Russia may send more of its most advanced missiles to Kaliningrad in response to the latest U.S. military deployments in the Baltics, Russian news agencies cited a prominent Russian lawmaker as saying on October 12.
Vladimir Shamanov, the head of the lower house of parliament’s defense committee, was reported as saying that Moscow could deploy additional Iskander missile systems in its western areas, including the Kaliningrad enclave that borders NATO members Poland and Lithuania.
Shamanov said the move would be in response to the stationing of a U.S. armored brigade in Poland, which he said was “categorically forbidden by international agreements,” Interfax and TASS reported.
The Iskander has a range of up to 500 kilometers and high precision, allowing it to target facilities in several NATO member states with pinpoint accuracy. It can be fitted with a conventional or a nuclear warhead.
Shamanov’s comments came as Moscow on October 12 accused the United States of illegally building up its forces in Poland and the Baltic region, saying it had quietly deployed an entire armored division in breach of the main pact that governs Russia’s relations with NATO.
U.S. and NATO spokespersons denied the charges.
Russian Defense Ministry spokesman Major-General Igor Konashenkov said in a statement that troops from the U.S. 3rd Armored Brigade Combat Team were supposed to have rotated out of the region, leaving their equipment to be manned by colleagues from the U.S. 2nd Armored Brigade Combat Team.
Instead, Konashenkov said, the 2nd Armored Brigade quietly deployed to Poland with its own armored vehicles during the Russia’s Zapad-2017 military exercises in Belarus last month, while tanks and armored vehicles from the 3rd Brigade were left behind and could be manned within 2 hours by bringing in troops from the U.S. Ramstein Base in Germany.
“So despite declarations from NATO and the U.S. about ‘the insignificant nature’ of troops concentrated along the Russian border, a mechanized division, rather than a brigade, has been deployed,” Konashenkov said.

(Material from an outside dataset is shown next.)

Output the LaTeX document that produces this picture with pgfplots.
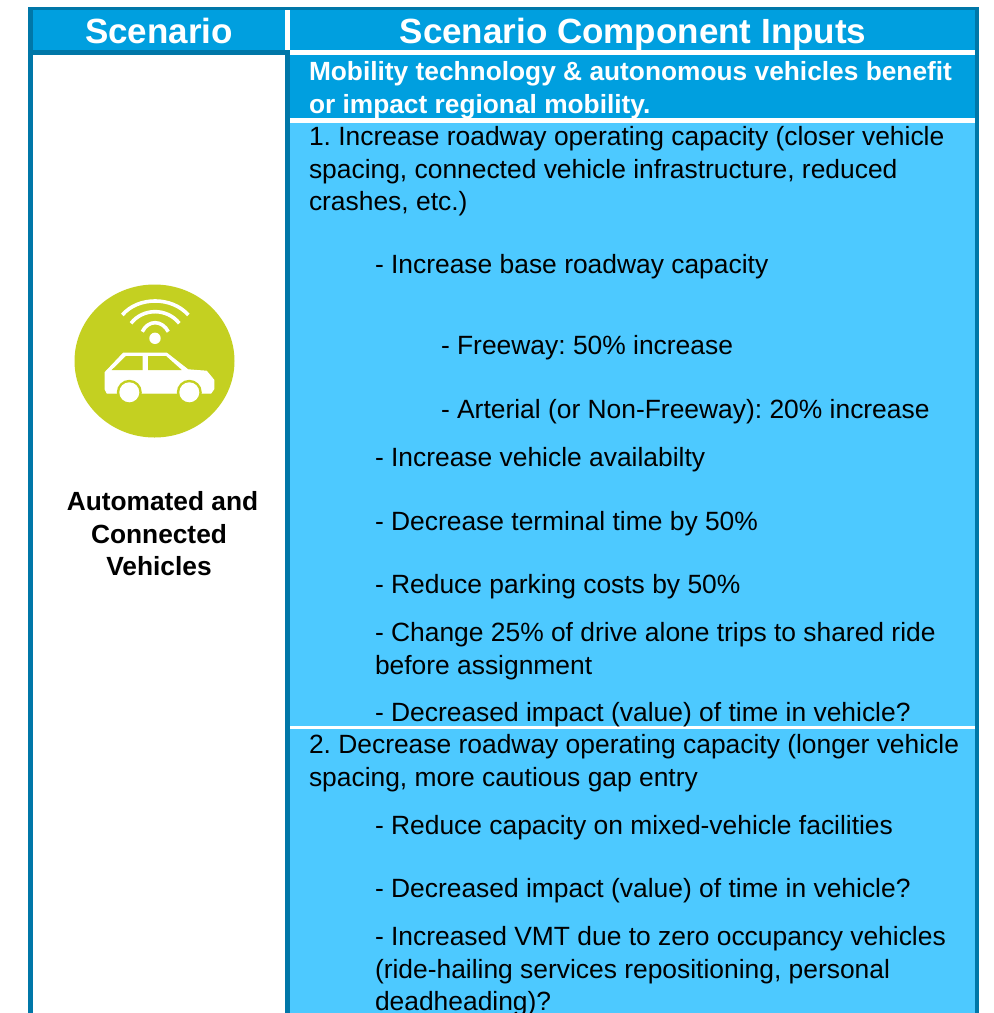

Konashenkov said the West had greeted the ZAPAD exercises with “unprecedented hysteria,” warning that the drills posed a renewed “Russian threat” to NATO states that border Russia, but in fact he said the “hysteria” was staged as a “smokescreen” to cloak the Pentagon’s operation.
NATO’s deputy spokesman Piers Cazalet dismissed the accusations on October 12, saying that “NATO fully abides by the NATO-Russia Founding Act.”
“Any accusation that NATO is violating the act or breaking its promises, is untrue,” Cazalet said in a statement.
He said NATO’s deployment of 4,000 troops to Eastern Europe following Russia’s 2014 annexation of Ukraine’s Crimea and “additional bilateral deployments by the United States are well below any reasonable definition of ‘substantial combat forces’ mentioned in the NATO-Russia Founding Act.”
The alliance’s actions are “defensive, proportionate, and fully in line with international commitments,” Cazalet said.
The U.S, embassy in Poland said there was no violation of the agreement. The embassy said the presence of American troops in the country was rotational, with the soldiers replacing each other every nine months.